Short exercise: Only the lines from the top of the listing below to the line that has "from matplotlib.patches import" should be echoed, with both ends kept and pictures left out.

Data extract:
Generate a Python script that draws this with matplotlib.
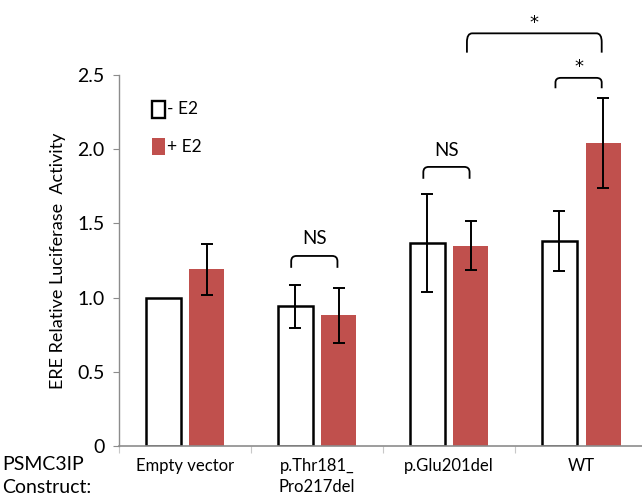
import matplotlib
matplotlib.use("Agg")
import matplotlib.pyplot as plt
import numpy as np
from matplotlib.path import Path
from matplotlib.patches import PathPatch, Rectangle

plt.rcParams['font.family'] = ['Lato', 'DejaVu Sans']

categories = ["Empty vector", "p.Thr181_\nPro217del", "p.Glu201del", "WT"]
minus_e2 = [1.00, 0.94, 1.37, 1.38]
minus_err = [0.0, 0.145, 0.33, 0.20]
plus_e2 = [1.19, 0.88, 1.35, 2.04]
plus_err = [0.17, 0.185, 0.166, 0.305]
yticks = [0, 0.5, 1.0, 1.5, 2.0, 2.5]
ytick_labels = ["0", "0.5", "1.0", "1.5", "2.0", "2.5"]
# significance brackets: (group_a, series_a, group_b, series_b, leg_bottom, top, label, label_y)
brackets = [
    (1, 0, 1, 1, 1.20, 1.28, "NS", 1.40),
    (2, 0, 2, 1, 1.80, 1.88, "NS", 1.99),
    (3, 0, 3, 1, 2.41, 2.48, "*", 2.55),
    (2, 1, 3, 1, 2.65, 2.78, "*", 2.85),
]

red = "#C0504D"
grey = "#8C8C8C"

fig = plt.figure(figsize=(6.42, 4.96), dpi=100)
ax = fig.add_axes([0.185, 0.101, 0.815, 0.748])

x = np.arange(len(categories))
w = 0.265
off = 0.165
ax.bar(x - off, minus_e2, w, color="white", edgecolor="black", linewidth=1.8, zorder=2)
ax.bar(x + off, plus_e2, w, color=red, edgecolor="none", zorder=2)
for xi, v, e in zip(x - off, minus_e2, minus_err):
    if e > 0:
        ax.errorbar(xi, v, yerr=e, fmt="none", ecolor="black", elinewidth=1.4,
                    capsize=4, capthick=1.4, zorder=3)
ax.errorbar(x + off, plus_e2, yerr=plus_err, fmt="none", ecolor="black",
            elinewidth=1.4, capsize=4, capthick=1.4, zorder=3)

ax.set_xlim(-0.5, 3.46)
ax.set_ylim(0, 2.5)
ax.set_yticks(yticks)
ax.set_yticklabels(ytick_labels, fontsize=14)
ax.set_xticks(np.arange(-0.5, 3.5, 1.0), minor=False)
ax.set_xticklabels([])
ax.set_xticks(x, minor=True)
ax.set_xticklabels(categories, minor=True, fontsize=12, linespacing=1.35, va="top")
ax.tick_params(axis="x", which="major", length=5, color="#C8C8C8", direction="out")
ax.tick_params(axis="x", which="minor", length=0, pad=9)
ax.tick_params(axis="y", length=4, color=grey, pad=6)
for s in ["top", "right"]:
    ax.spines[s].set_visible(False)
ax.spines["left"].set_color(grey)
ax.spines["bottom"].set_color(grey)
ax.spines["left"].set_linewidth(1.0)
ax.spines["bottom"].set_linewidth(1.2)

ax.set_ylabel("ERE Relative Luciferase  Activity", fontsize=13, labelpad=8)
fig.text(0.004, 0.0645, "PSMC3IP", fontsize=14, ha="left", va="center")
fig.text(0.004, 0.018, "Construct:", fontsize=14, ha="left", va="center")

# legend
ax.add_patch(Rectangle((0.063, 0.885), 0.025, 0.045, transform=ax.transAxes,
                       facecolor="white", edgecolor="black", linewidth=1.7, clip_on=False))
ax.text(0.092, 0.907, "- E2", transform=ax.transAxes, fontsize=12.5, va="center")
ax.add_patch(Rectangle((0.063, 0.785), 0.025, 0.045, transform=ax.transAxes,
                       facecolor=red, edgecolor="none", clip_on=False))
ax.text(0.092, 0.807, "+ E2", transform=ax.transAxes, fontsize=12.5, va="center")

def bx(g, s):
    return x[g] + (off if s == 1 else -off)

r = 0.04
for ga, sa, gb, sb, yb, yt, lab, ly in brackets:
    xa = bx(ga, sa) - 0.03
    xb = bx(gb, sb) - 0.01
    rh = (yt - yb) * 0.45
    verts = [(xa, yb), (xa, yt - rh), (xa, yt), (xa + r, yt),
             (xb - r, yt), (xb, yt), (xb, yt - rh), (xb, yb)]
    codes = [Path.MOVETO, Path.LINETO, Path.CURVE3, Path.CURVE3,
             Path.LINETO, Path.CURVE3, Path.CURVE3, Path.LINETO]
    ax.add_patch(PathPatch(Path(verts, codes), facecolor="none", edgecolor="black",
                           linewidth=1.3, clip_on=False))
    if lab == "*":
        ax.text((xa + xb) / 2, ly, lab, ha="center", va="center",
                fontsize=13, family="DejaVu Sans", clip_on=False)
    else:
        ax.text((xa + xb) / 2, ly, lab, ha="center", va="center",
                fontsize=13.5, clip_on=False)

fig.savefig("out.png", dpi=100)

Correct answer:
Generate a Python script that draws this with matplotlib.
import matplotlib
matplotlib.use("Agg")
import matplotlib.pyplot as plt
import numpy as np
from matplotlib.path import Path
from matplotlib.patches import PathPatch, Rectangle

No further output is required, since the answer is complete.